Bacterial abundance Quantification
Bacteria identification and quantification via 16Sseq: During 16S rDNA sequencing two variable regions, V3 and V4, of the 16S rRNA gene will be analyzed to define the phylogenetic diversity of each sample. These variable regions are widely used in phylogenetic classifications at the genus or species level in diverse microbial populations. Library preparation of ~250 samples per run will be performed as recommended by Illumina for 16S rRNA metagenomic sequencing on MiSeq system (Illumina).
16Sseq data analysis: Briefly, for Sequence clustering and OTU filtering Illumina’s 16S metagenomics tool in Basespace will be used. The classified organisms will be converted to percentages in each sample, so as to show the representation of each organism in the sample. Tabular and graphical statistics on OTU alpha diversity (e.g., box plots) and on OTU beta diversity (e.g., principal component analysis (PCA)) will be created. Parametric and non-parametric tests on a single response variable (e.g., t-test, Mann-Whitney U test) and on multiple response variables (e.g., (distance-based) redundancy analysis, generalized linear models for multivariate abundance data) will be performed to test for differential abundance between groups. Enterotypes will be identified using clustering techniques such as hierarchical clustering and k-means.
Anticipated results and alternative strategies: It is possible that mucosal or fecal bacteria might bias our gene expression results. Thus we will stratify all individuals into 2 subgroups according to the bacterial load found in their biopsy samples: the high and the low bacterial load individuals.

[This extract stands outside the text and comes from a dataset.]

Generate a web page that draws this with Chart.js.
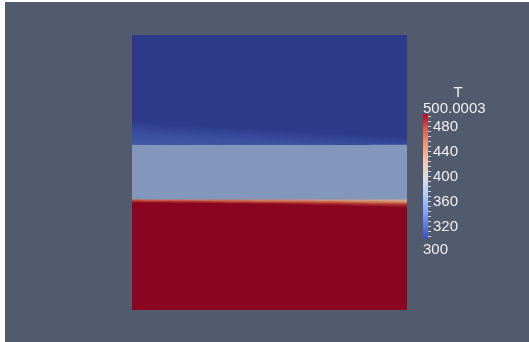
<!DOCTYPE html>
<html>
<head>
<meta charset="utf-8">
<script src="https://cdn.jsdelivr.net/npm/chart.js@4.4.0/dist/chart.umd.min.js"></script>
<style>
    html, body { margin: 0; padding: 0; background: #fff; width: 529px; height: 342px; overflow: hidden; }
    #field { position: absolute; left: 5px; top: 2px; width: 524px; height: 340px; background: #525a6e; }
    #bar { position: absolute; left: 410px; top: 80px; width: 119px; height: 180px; }
</style>
</head>
<body>
<div id="field"><canvas id="fieldCanvas" width="524" height="340"></canvas></div>
<div id="bar"><canvas id="barCanvas" width="119" height="180"></canvas></div>
<script>
// Posiciones horizontales (fracción del dominio)
const xs = [0, 0.1, 0.2, 0.3, 0.4, 0.5, 0.6, 0.7, 0.8, 0.9, 1.0];

// Alturas de las fronteras entre capas (fracción del dominio), de abajo a arriba
const redCore    = [0.391, 0.390, 0.389, 0.388, 0.386, 0.385, 0.383, 0.381, 0.379, 0.376, 0.373];
const redMid     = [0.394, 0.393, 0.392, 0.391, 0.390, 0.389, 0.388, 0.386, 0.384, 0.382, 0.380];
const redWarm    = [0.397, 0.396, 0.396, 0.395, 0.394, 0.393, 0.392, 0.391, 0.390, 0.388, 0.387];
const orangeBand = [0.400, 0.399, 0.399, 0.398, 0.398, 0.397, 0.397, 0.396, 0.395, 0.395, 0.394];
const interface1 = [0.403, 0.402, 0.402, 0.402, 0.402, 0.402, 0.402, 0.402, 0.402, 0.402, 0.402];
const midTop     = [0.600, 0.600, 0.600, 0.600, 0.600, 0.600, 0.600, 0.600, 0.600, 0.601, 0.601];
const topEdge    = [1, 1, 1, 1, 1, 1, 1, 1, 1, 1, 1];
// Borde superior de la zona azul más clara: izquierda, derecha
const smudgeTop  = [0.682, 0.628];

// Barra de colores
const cbTitle = 'T';
const cbMin = 300;
const cbMax = 500.0003;
const cbMaxLabel = '500.0003';
const cbMinLabel = '300';
const majorTicks = [320, 360, 400, 440, 480];
const allTicks = [304, 312, 320, 328, 336, 344, 352, 360, 368, 376, 384, 392, 400,
                  408, 416, 424, 432, 440, 448, 456, 464, 472, 480, 488, 496];
const coolWarm = [
    [0, '#3b4cc0'], [0.125, '#6282ea'], [0.25, '#8db0fe'], [0.375, '#b8d0f9'],
    [0.5, '#dddddd'], [0.625, '#f5c4ad'], [0.75, '#f49a7b'], [0.875, '#de604d'], [1, '#b40426']
];

// Degradado horizontal para las capas de la interfaz caliente
function hGradient(left, right) {
    return (ctx) => {
        const chart = ctx.chart;
        const a = chart.chartArea;
        if (!a) return left;
        const g = chart.ctx.createLinearGradient(a.left, 0, a.right, 0);
        g.addColorStop(0, left);
        g.addColorStop(1, right);
        return g;
    };
}

// Degradado inclinado para la zona azul superior
function blueGradient(ctx) {
    const chart = ctx.chart;
    const a = chart.chartArea;
    if (!a || !chart.scales.y) return '#2e3b8b';
    const y = chart.scales.y;
    const W = a.right - a.left;
    const y0 = y.getPixelForValue(midTop[0]);
    const yL = y.getPixelForValue(smudgeTop[0]);
    const yR = y.getPixelForValue(smudgeTop[1]);
    const d = yR - yL;
    const len = Math.sqrt(W * W + d * d);
    const nx = d / len, ny = -W / len;
    const dist = (y0 - yL) * W / len;
    const g = chart.ctx.createLinearGradient(a.left, y0, a.left + nx * dist, y0 + ny * dist);
    g.addColorStop(0, '#4660ac');
    g.addColorStop(0.12, '#3f57a6');
    g.addColorStop(0.45, '#3b51a0');
    g.addColorStop(0.8, '#334497');
    g.addColorStop(1, '#2e3b8b');
    return g;
}

function layer(values, color) {
    return {
        data: xs.map((x, i) => ({ x: x, y: values[i] })),
        backgroundColor: color,
        borderColor: 'transparent',
        borderWidth: 0,
        pointRadius: 0,
        tension: 0.3,
        fill: 'origin'
    };
}

new Chart(document.getElementById('fieldCanvas'), {
    type: 'line',
    data: {
        datasets: [
            layer(redCore, '#8a0520'),
            layer(redMid, '#9b1628'),
            layer(redWarm, '#b13532'),
            layer(orangeBand, hGradient('#c3503a', '#cd785a')),
            layer(interface1, hGradient('#c85f44', '#d4a587')),
            layer(midTop, '#8397bd'),
            layer(topEdge, blueGradient)
        ]
    },
    options: {
        responsive: false,
        animation: false,
        layout: { padding: { left: 127, top: 33, right: 122, bottom: 32 } },
        scales: {
            x: { type: 'linear', min: 0, max: 1, display: false },
            y: { min: 0, max: 1, display: false }
        },
        plugins: { legend: { display: false }, tooltip: { enabled: false } }
    }
});

// Textos de la barra de colores
const barLabels = {
    id: 'barLabels',
    afterDraw(chart) {
        const ctx = chart.ctx;
        const s = chart.scales.y;
        const a = chart.chartArea;
        ctx.save();
        ctx.fillStyle = '#f0f0f0';
        ctx.font = '15px "Liberation Sans", Arial, sans-serif';
        ctx.textBaseline = 'alphabetic';
        ctx.textAlign = 'left';
        ctx.fillText(cbMaxLabel, a.left, s.getPixelForValue(cbMax) - 1);
        ctx.fillText(cbMinLabel, a.left, s.getPixelForValue(cbMin) + 15);
        ctx.textAlign = 'center';
        ctx.fillText(cbTitle, a.left + 35, s.getPixelForValue(cbMax) - 17);
        ctx.restore();
    }
};

new Chart(document.getElementById('barCanvas'), {
    type: 'bar',
    data: {
        labels: [cbTitle],
        datasets: [{
            data: [[cbMin, cbMax]],
            barPercentage: 1,
            categoryPercentage: 1,
            borderWidth: 0,
            borderSkipped: false,
            backgroundColor: (ctx) => {
                const a = ctx.chart.chartArea;
                if (!a) return '#dddddd';
                const g = ctx.chart.ctx.createLinearGradient(0, a.bottom, 0, a.top);
                coolWarm.forEach(([p, c]) => g.addColorStop(p, c));
                return g;
            }
        }]
    },
    options: {
        responsive: false,
        animation: false,
        layout: { padding: { left: 13, top: 34, right: 71, bottom: 21 } },
        scales: {
            x: { display: false },
            y: {
                position: 'right',
                min: cbMin,
                max: cbMax,
                afterBuildTicks: (s) => { s.ticks = allTicks.map(v => ({ value: v })); },
                afterFit: (s) => { s.width = 30; },
                border: { display: false },
                grid: { drawOnChartArea: false, drawTicks: true, tickLength: 3, tickColor: 'rgba(235,235,240,0.85)' },
                ticks: {
                    autoSkip: false,
                    padding: 2,
                    color: '#f0f0f0',
                    font: { family: '"Liberation Sans", Arial, sans-serif', size: 15 },
                    callback: (v) => majorTicks.includes(v) ? String(v) : ''
                }
            }
        },
        plugins: { legend: { display: false }, tooltip: { enabled: false } }
    },
    plugins: [barLabels]
});
</script>
</body>
</html>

In addition, we will stratify all individuals into 2 subgroups according to:
(a) fecal enterotypes (co-abundant genera),
(b) the relative abundance of any fecal phyla and genera, and
(c) the relative abundance of potentially beneficial fecal genera e.g. Lactobacillus and Bifidobacteria and the potentially pathogenic ones e.g. Enterobacteriaceae and other gamma-Proteobacteria genera.
Should we find strong correlations between any of these subgroups and our selected as differentially expressed genes, we will re-analyze these genes for each such subgroup between “histologically-healthy” and “CRC-prone” individuals. If the number of available individuals in each subgroup does not suffice, we may re-assess up to 20 of the differentially expressed genes by RT-qPCR increasing the number of individuals to be assessed from 32 and 64 to up to 50 and 100 respectively.
Bacterial abundance relative to the host tissue via qPCR:
To target 16S rDNA genes we are using universal (pan-bacterial) primers & primers specific to the following genera that dominate the human colon: a) Firmicutes b) Bacteroides c) Proteobacteria d) Actinobacteria. To normalize bacterial load to host tissue sample, two reference gene, RSP13 and GAPDH, are used, because their number per genome/cell is fixed. In principle, the process follows the absolute quantification based on copy numbers of 16S rRNA via RT-qPCR method.